Retype exactly what appears below from the line containing "What matplotlib code" down to the line containing "sp.set_visible(False)", keeping both end lines. Do not include pictures.

▸ Provided data:

(begin)

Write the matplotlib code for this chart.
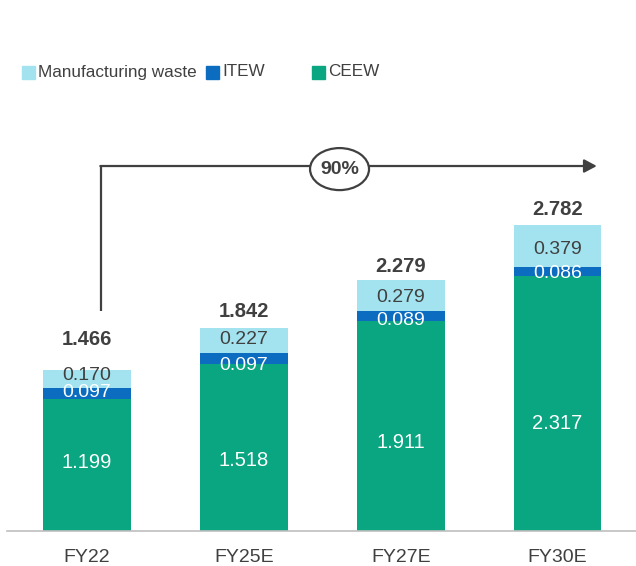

(end)
(begin)

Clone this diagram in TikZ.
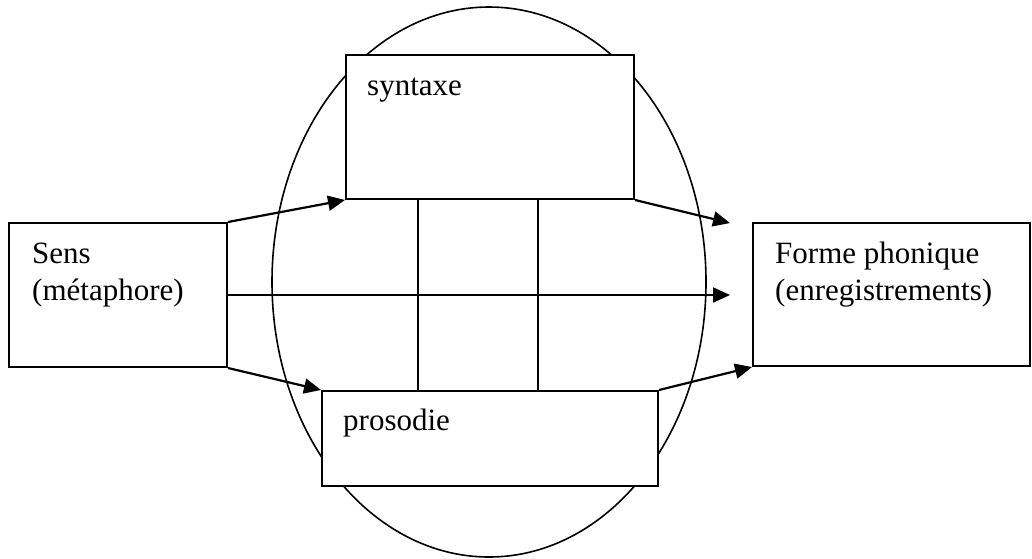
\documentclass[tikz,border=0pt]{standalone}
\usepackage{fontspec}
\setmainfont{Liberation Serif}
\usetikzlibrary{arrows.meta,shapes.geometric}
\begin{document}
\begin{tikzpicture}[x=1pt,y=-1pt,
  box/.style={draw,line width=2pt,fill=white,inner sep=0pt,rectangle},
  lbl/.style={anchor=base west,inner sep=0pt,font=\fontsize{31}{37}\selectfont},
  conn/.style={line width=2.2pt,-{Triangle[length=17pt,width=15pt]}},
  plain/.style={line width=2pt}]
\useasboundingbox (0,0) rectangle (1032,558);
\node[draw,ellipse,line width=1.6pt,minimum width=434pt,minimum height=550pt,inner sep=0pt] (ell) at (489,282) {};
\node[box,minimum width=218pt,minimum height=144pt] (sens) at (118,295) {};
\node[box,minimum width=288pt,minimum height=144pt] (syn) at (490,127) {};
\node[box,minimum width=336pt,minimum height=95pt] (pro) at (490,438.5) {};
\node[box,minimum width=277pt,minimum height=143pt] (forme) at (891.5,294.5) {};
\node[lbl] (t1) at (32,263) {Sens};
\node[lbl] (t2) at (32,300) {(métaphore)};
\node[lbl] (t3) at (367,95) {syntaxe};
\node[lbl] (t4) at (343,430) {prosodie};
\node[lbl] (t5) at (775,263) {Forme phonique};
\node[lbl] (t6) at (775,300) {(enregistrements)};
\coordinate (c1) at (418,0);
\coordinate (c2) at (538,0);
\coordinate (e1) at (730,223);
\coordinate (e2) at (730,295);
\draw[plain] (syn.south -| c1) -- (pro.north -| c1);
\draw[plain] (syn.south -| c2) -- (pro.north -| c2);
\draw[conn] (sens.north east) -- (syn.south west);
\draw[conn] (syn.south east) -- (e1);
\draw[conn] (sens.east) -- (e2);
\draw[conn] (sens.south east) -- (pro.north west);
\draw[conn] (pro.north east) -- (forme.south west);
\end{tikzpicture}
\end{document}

(end)
(begin)

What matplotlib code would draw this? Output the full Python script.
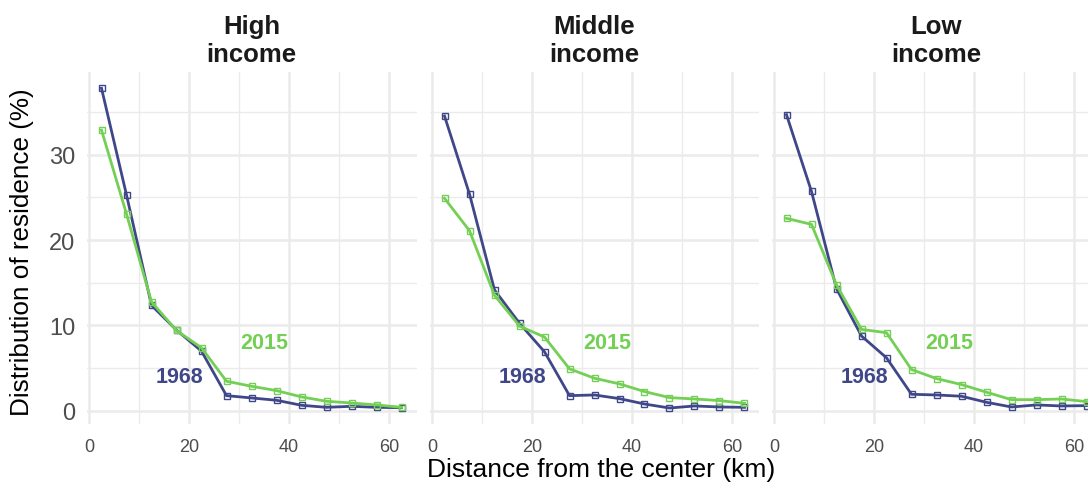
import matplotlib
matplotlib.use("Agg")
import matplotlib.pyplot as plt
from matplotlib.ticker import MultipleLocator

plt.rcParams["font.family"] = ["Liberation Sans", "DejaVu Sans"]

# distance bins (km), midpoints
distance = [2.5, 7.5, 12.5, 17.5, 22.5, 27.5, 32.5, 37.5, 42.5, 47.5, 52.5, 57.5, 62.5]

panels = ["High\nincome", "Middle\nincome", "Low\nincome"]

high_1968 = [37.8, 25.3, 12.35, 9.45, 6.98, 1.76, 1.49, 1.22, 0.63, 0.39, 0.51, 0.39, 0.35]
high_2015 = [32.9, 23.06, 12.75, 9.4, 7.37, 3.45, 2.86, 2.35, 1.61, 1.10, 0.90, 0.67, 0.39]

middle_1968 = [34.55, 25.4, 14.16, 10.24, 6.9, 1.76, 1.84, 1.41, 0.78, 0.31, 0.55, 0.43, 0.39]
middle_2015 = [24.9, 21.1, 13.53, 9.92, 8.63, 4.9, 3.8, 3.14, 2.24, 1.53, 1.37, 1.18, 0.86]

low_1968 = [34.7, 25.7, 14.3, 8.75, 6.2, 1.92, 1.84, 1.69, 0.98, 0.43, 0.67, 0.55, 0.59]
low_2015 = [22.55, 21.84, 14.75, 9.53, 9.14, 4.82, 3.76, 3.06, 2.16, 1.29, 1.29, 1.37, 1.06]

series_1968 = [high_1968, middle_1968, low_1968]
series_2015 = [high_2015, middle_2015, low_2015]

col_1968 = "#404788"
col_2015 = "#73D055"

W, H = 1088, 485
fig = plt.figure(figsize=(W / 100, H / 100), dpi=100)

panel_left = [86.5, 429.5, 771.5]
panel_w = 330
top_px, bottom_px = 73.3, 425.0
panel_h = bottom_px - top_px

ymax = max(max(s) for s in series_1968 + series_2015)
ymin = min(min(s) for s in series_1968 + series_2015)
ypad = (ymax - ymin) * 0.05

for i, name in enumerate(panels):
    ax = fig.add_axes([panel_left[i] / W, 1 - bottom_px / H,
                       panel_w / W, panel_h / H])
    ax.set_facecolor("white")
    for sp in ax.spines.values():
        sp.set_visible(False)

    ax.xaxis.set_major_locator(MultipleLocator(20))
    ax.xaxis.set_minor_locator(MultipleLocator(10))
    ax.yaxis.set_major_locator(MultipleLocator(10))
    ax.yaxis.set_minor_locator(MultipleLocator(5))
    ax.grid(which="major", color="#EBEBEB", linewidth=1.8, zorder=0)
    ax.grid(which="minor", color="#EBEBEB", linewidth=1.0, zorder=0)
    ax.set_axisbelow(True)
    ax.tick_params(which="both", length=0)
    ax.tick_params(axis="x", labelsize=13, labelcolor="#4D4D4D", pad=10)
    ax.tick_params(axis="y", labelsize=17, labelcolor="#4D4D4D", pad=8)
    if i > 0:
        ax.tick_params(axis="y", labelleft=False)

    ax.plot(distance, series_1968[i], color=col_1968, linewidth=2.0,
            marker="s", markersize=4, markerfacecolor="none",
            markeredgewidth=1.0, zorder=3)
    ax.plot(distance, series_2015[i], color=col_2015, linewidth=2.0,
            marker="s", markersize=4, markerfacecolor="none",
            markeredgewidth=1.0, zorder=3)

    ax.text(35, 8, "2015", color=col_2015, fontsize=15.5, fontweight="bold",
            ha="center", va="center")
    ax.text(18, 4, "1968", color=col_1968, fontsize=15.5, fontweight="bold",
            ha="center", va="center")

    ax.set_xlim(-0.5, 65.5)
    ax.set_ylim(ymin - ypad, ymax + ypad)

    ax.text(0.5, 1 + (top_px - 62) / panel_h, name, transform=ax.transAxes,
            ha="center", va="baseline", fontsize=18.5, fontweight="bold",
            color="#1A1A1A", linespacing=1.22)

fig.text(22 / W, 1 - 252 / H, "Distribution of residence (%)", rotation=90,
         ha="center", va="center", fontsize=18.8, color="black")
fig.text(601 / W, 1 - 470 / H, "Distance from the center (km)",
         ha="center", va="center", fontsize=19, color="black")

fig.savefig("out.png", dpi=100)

(end)

▸ Task response:
What matplotlib code would draw this? Output the full Python script.
import matplotlib
matplotlib.use("Agg")
import matplotlib.pyplot as plt
from matplotlib.ticker import MultipleLocator

plt.rcParams["font.family"] = ["Liberation Sans", "DejaVu Sans"]

# distance bins (km), midpoints
distance = [2.5, 7.5, 12.5, 17.5, 22.5, 27.5, 32.5, 37.5, 42.5, 47.5, 52.5, 57.5, 62.5]

panels = ["High\nincome", "Middle\nincome", "Low\nincome"]

high_1968 = [37.8, 25.3, 12.35, 9.45, 6.98, 1.76, 1.49, 1.22, 0.63, 0.39, 0.51, 0.39, 0.35]
high_2015 = [32.9, 23.06, 12.75, 9.4, 7.37, 3.45, 2.86, 2.35, 1.61, 1.10, 0.90, 0.67, 0.39]

middle_1968 = [34.55, 25.4, 14.16, 10.24, 6.9, 1.76, 1.84, 1.41, 0.78, 0.31, 0.55, 0.43, 0.39]
middle_2015 = [24.9, 21.1, 13.53, 9.92, 8.63, 4.9, 3.8, 3.14, 2.24, 1.53, 1.37, 1.18, 0.86]

low_1968 = [34.7, 25.7, 14.3, 8.75, 6.2, 1.92, 1.84, 1.69, 0.98, 0.43, 0.67, 0.55, 0.59]
low_2015 = [22.55, 21.84, 14.75, 9.53, 9.14, 4.82, 3.76, 3.06, 2.16, 1.29, 1.29, 1.37, 1.06]

series_1968 = [high_1968, middle_1968, low_1968]
series_2015 = [high_2015, middle_2015, low_2015]

col_1968 = "#404788"
col_2015 = "#73D055"

W, H = 1088, 485
fig = plt.figure(figsize=(W / 100, H / 100), dpi=100)

panel_left = [86.5, 429.5, 771.5]
panel_w = 330
top_px, bottom_px = 73.3, 425.0
panel_h = bottom_px - top_px

ymax = max(max(s) for s in series_1968 + series_2015)
ymin = min(min(s) for s in series_1968 + series_2015)
ypad = (ymax - ymin) * 0.05

for i, name in enumerate(panels):
    ax = fig.add_axes([panel_left[i] / W, 1 - bottom_px / H,
                       panel_w / W, panel_h / H])
    ax.set_facecolor("white")
    for sp in ax.spines.values():
        sp.set_visible(False)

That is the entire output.